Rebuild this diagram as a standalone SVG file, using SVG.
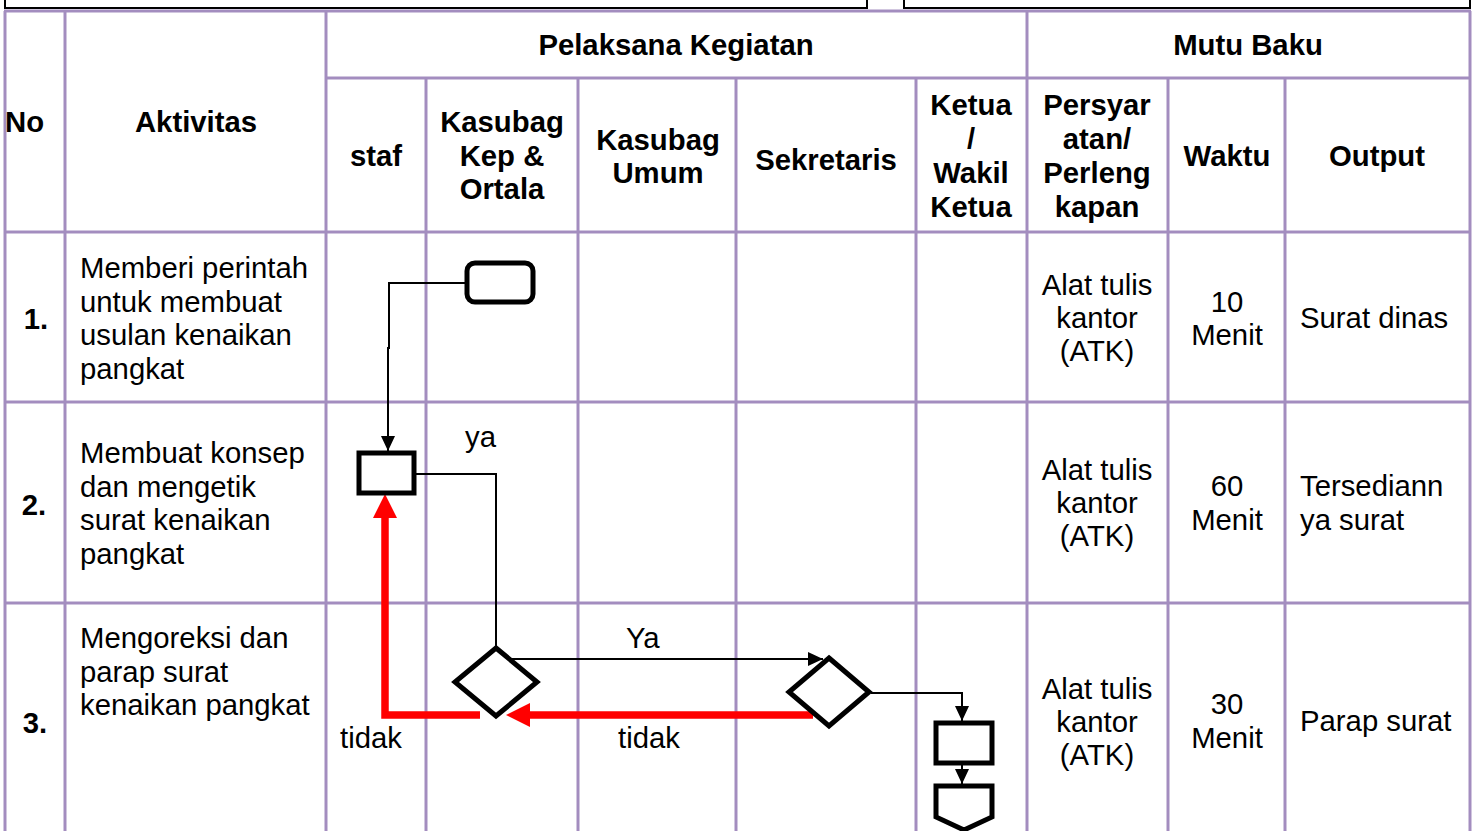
<svg xmlns="http://www.w3.org/2000/svg" width="1476" height="831" viewBox="0 0 1476 831">
<defs>
<style>
.g{stroke:#A38DBF;stroke-width:3;fill:none}
.t{font-family:"Liberation Sans",Arial,sans-serif;font-size:29.3px;fill:#000}
.b{font-weight:bold}
.m{text-anchor:middle}
.s{fill:#fff;stroke:#000;stroke-width:5}
.c{fill:none;stroke:#000;stroke-width:2}
.r{fill:none;stroke:#FF0000;stroke-width:7.5}
</style>
<marker id="ah" markerUnits="userSpaceOnUse" markerWidth="16" markerHeight="16" refX="15" refY="7" orient="auto">
<path d="M0,0 L15,7 L0,14 Z" fill="#000"/>
</marker>
</defs>
<rect width="1476" height="831" fill="#fff"/>
<g id="topboxes">
<rect x="5" y="-10" width="862" height="18" fill="none" stroke="#000" stroke-width="2"/>
<rect x="904" y="-10" width="566" height="18" fill="none" stroke="#000" stroke-width="2"/>
</g>
<g id="grid" class="g">
<line x1="4" y1="11" x2="1471" y2="11"/>
<line x1="326" y1="78" x2="1471" y2="78"/>
<line x1="4" y1="232" x2="1471" y2="232"/>
<line x1="4" y1="402" x2="1471" y2="402"/>
<line x1="4" y1="603" x2="1471" y2="603"/>
<line x1="5" y1="11" x2="5" y2="831"/>
<line x1="65" y1="11" x2="65" y2="831"/>
<line x1="326" y1="11" x2="326" y2="831"/>
<line x1="426" y1="78" x2="426" y2="831"/>
<line x1="578" y1="78" x2="578" y2="831"/>
<line x1="736" y1="78" x2="736" y2="831"/>
<line x1="916" y1="78" x2="916" y2="831"/>
<line x1="1027" y1="11" x2="1027" y2="831"/>
<line x1="1168" y1="78" x2="1168" y2="831"/>
<line x1="1285" y1="78" x2="1285" y2="831"/>
<line x1="1470" y1="11" x2="1470" y2="831"/>
</g>
<g id="header" class="t b">
<text x="5" y="132">No</text>
<text x="196" y="132" class="m">Aktivitas</text>
<text x="676" y="55" class="m">Pelaksana Kegiatan</text>
<text x="1248" y="55" class="m">Mutu Baku</text>
<text x="376" y="166" class="m">staf</text>
<text x="502" y="132" class="m">Kasubag</text>
<text x="502" y="166" class="m">Kep &amp;</text>
<text x="502" y="199" class="m">Ortala</text>
<text x="658" y="150" class="m">Kasubag</text>
<text x="658" y="183" class="m">Umum</text>
<text x="826" y="170" class="m">Sekretaris</text>
<text x="971" y="115" class="m">Ketua</text>
<text x="971" y="149" class="m">/</text>
<text x="971" y="183" class="m">Wakil</text>
<text x="971" y="217" class="m">Ketua</text>
<text x="1097" y="115" class="m">Persyar</text>
<text x="1097" y="149" class="m">atan/</text>
<text x="1097" y="183" class="m">Perleng</text>
<text x="1097" y="217" class="m">kapan</text>
<text x="1227" y="166" class="m">Waktu</text>
<text x="1377" y="166" class="m">Output</text>
</g>
<g id="row1" class="t">
<text x="36" y="329" class="m b">1.</text>
<text x="80" y="278">Memberi perintah</text>
<text x="80" y="311.5">untuk membuat</text>
<text x="80" y="345">usulan kenaikan</text>
<text x="80" y="378.5">pangkat</text>
<text x="1097" y="295" class="m">Alat tulis</text>
<text x="1097" y="328" class="m">kantor</text>
<text x="1097" y="361" class="m">(ATK)</text>
<text x="1227" y="312" class="m">10</text>
<text x="1227" y="345" class="m">Menit</text>
<text x="1300" y="328">Surat dinas</text>
</g>
<g id="row2" class="t">
<text x="34" y="515" class="m b">2.</text>
<text x="80" y="463">Membuat konsep</text>
<text x="80" y="496.5">dan mengetik</text>
<text x="80" y="530">surat kenaikan</text>
<text x="80" y="563.5">pangkat</text>
<text x="1097" y="480" class="m">Alat tulis</text>
<text x="1097" y="513" class="m">kantor</text>
<text x="1097" y="546" class="m">(ATK)</text>
<text x="1227" y="496" class="m">60</text>
<text x="1227" y="530" class="m">Menit</text>
<text x="1300" y="496">Tersediann</text>
<text x="1300" y="530">ya surat</text>
</g>
<g id="row3" class="t">
<text x="35" y="733" class="m b">3.</text>
<text x="80" y="648">Mengoreksi dan</text>
<text x="80" y="681.5">parap surat</text>
<text x="80" y="715">kenaikan pangkat</text>
<text x="1097" y="699" class="m">Alat tulis</text>
<text x="1097" y="732" class="m">kantor</text>
<text x="1097" y="765" class="m">(ATK)</text>
<text x="1227" y="714" class="m">30</text>
<text x="1227" y="748" class="m">Menit</text>
<text x="1300" y="731">Parap surat</text>
</g>
<g id="connectors">
<path class="c" d="M467,283 H389 V348 H388 V451" marker-end="url(#ah)"/>
<path class="c" d="M416,474 H496 V648"/>
<path class="c" d="M512,659 H823" marker-end="url(#ah)"/>
<path class="c" d="M871,693 H962 V721" marker-end="url(#ah)"/>
<path class="c" d="M962,761 V784" marker-end="url(#ah)"/>
<path class="r" d="M480,715 H385 V516"/>
<polygon points="385,494 373,518 397,518" fill="#FF0000"/>
<path class="r" d="M813,715 H528"/>
<polygon points="506,715 530,703 530,727" fill="#FF0000"/>
</g>
<g id="labels" class="t">
<text x="465" y="447">ya</text>
<text x="626" y="648">Ya</text>
<text x="340" y="748">tidak</text>
<text x="618" y="748">tidak</text>
</g>
<g id="n-start"><rect class="s" x="467" y="263" width="66" height="39" rx="8"/></g>
<g id="n-konsep"><rect class="s" x="359" y="453" width="55" height="40"/></g>
<g id="n-dec1"><polygon class="s" points="496,648 537,682 496,716 455,682"/></g>
<g id="n-dec2"><polygon class="s" points="829,658 869,692 829,726 789,692"/></g>
<g id="n-parap"><rect class="s" x="936" y="723" width="56" height="40"/></g>
<g id="n-offpage"><polygon class="s" points="936,786 992,786 992,817 964,830 936,817"/></g>
</svg>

* [Exercise instructions]: Using the material above, set down every line exactly, but skip the pictures.

* [Final answer]:
Rebuild this diagram as a standalone SVG file, using SVG.
<svg xmlns="http://www.w3.org/2000/svg" width="1476" height="831" viewBox="0 0 1476 831">
<defs>
<style>
.g{stroke:#A38DBF;stroke-width:3;fill:none}
.t{font-family:"Liberation Sans",Arial,sans-serif;font-size:29.3px;fill:#000}
.b{font-weight:bold}
.m{text-anchor:middle}
.s{fill:#fff;stroke:#000;stroke-width:5}
.c{fill:none;stroke:#000;stroke-width:2}
.r{fill:none;stroke:#FF0000;stroke-width:7.5}
</style>
<marker id="ah" markerUnits="userSpaceOnUse" markerWidth="16" markerHeight="16" refX="15" refY="7" orient="auto">
<path d="M0,0 L15,7 L0,14 Z" fill="#000"/>
</marker>
</defs>
<rect width="1476" height="831" fill="#fff"/>
<g id="topboxes">
<rect x="5" y="-10" width="862" height="18" fill="none" stroke="#000" stroke-width="2"/>
<rect x="904" y="-10" width="566" height="18" fill="none" stroke="#000" stroke-width="2"/>
</g>
<g id="grid" class="g">
<line x1="4" y1="11" x2="1471" y2="11"/>
<line x1="326" y1="78" x2="1471" y2="78"/>
<line x1="4" y1="232" x2="1471" y2="232"/>
<line x1="4" y1="402" x2="1471" y2="402"/>
<line x1="4" y1="603" x2="1471" y2="603"/>
<line x1="5" y1="11" x2="5" y2="831"/>
<line x1="65" y1="11" x2="65" y2="831"/>
<line x1="326" y1="11" x2="326" y2="831"/>
<line x1="426" y1="78" x2="426" y2="831"/>
<line x1="578" y1="78" x2="578" y2="831"/>
<line x1="736" y1="78" x2="736" y2="831"/>
<line x1="916" y1="78" x2="916" y2="831"/>
<line x1="1027" y1="11" x2="1027" y2="831"/>
<line x1="1168" y1="78" x2="1168" y2="831"/>
<line x1="1285" y1="78" x2="1285" y2="831"/>
<line x1="1470" y1="11" x2="1470" y2="831"/>
</g>
<g id="header" class="t b">
<text x="5" y="132">No</text>
<text x="196" y="132" class="m">Aktivitas</text>
<text x="676" y="55" class="m">Pelaksana Kegiatan</text>
<text x="1248" y="55" class="m">Mutu Baku</text>
<text x="376" y="166" class="m">staf</text>
<text x="502" y="132" class="m">Kasubag</text>
<text x="502" y="166" class="m">Kep &amp;</text>
<text x="502" y="199" class="m">Ortala</text>
<text x="658" y="150" class="m">Kasubag</text>
<text x="658" y="183" class="m">Umum</text>
<text x="826" y="170" class="m">Sekretaris</text>
<text x="971" y="115" class="m">Ketua</text>
<text x="971" y="149" class="m">/</text>
<text x="971" y="183" class="m">Wakil</text>
<text x="971" y="217" class="m">Ketua</text>
<text x="1097" y="115" class="m">Persyar</text>
<text x="1097" y="149" class="m">atan/</text>
<text x="1097" y="183" class="m">Perleng</text>
<text x="1097" y="217" class="m">kapan</text>
<text x="1227" y="166" class="m">Waktu</text>
<text x="1377" y="166" class="m">Output</text>
</g>
<g id="row1" class="t">
<text x="36" y="329" class="m b">1.</text>
<text x="80" y="278">Memberi perintah</text>
<text x="80" y="311.5">untuk membuat</text>
<text x="80" y="345">usulan kenaikan</text>
<text x="80" y="378.5">pangkat</text>
<text x="1097" y="295" class="m">Alat tulis</text>
<text x="1097" y="328" class="m">kantor</text>
<text x="1097" y="361" class="m">(ATK)</text>
<text x="1227" y="312" class="m">10</text>
<text x="1227" y="345" class="m">Menit</text>
<text x="1300" y="328">Surat dinas</text>
</g>
<g id="row2" class="t">
<text x="34" y="515" class="m b">2.</text>
<text x="80" y="463">Membuat konsep</text>
<text x="80" y="496.5">dan mengetik</text>
<text x="80" y="530">surat kenaikan</text>
<text x="80" y="563.5">pangkat</text>
<text x="1097" y="480" class="m">Alat tulis</text>
<text x="1097" y="513" class="m">kantor</text>
<text x="1097" y="546" class="m">(ATK)</text>
<text x="1227" y="496" class="m">60</text>
<text x="1227" y="530" class="m">Menit</text>
<text x="1300" y="496">Tersediann</text>
<text x="1300" y="530">ya surat</text>
</g>
<g id="row3" class="t">
<text x="35" y="733" class="m b">3.</text>
<text x="80" y="648">Mengoreksi dan</text>
<text x="80" y="681.5">parap surat</text>
<text x="80" y="715">kenaikan pangkat</text>
<text x="1097" y="699" class="m">Alat tulis</text>
<text x="1097" y="732" class="m">kantor</text>
<text x="1097" y="765" class="m">(ATK)</text>
<text x="1227" y="714" class="m">30</text>
<text x="1227" y="748" class="m">Menit</text>
<text x="1300" y="731">Parap surat</text>
</g>
<g id="connectors">
<path class="c" d="M467,283 H389 V348 H388 V451" marker-end="url(#ah)"/>
<path class="c" d="M416,474 H496 V648"/>
<path class="c" d="M512,659 H823" marker-end="url(#ah)"/>
<path class="c" d="M871,693 H962 V721" marker-end="url(#ah)"/>
<path class="c" d="M962,761 V784" marker-end="url(#ah)"/>
<path class="r" d="M480,715 H385 V516"/>
<polygon points="385,494 373,518 397,518" fill="#FF0000"/>
<path class="r" d="M813,715 H528"/>
<polygon points="506,715 530,703 530,727" fill="#FF0000"/>
</g>
<g id="labels" class="t">
<text x="465" y="447">ya</text>
<text x="626" y="648">Ya</text>
<text x="340" y="748">tidak</text>
<text x="618" y="748">tidak</text>
</g>
<g id="n-start"><rect class="s" x="467" y="263" width="66" height="39" rx="8"/></g>
<g id="n-konsep"><rect class="s" x="359" y="453" width="55" height="40"/></g>
<g id="n-dec1"><polygon class="s" points="496,648 537,682 496,716 455,682"/></g>
<g id="n-dec2"><polygon class="s" points="829,658 869,692 829,726 789,692"/></g>
<g id="n-parap"><rect class="s" x="936" y="723" width="56" height="40"/></g>
<g id="n-offpage"><polygon class="s" points="936,786 992,786 992,817 964,830 936,817"/></g>
</svg>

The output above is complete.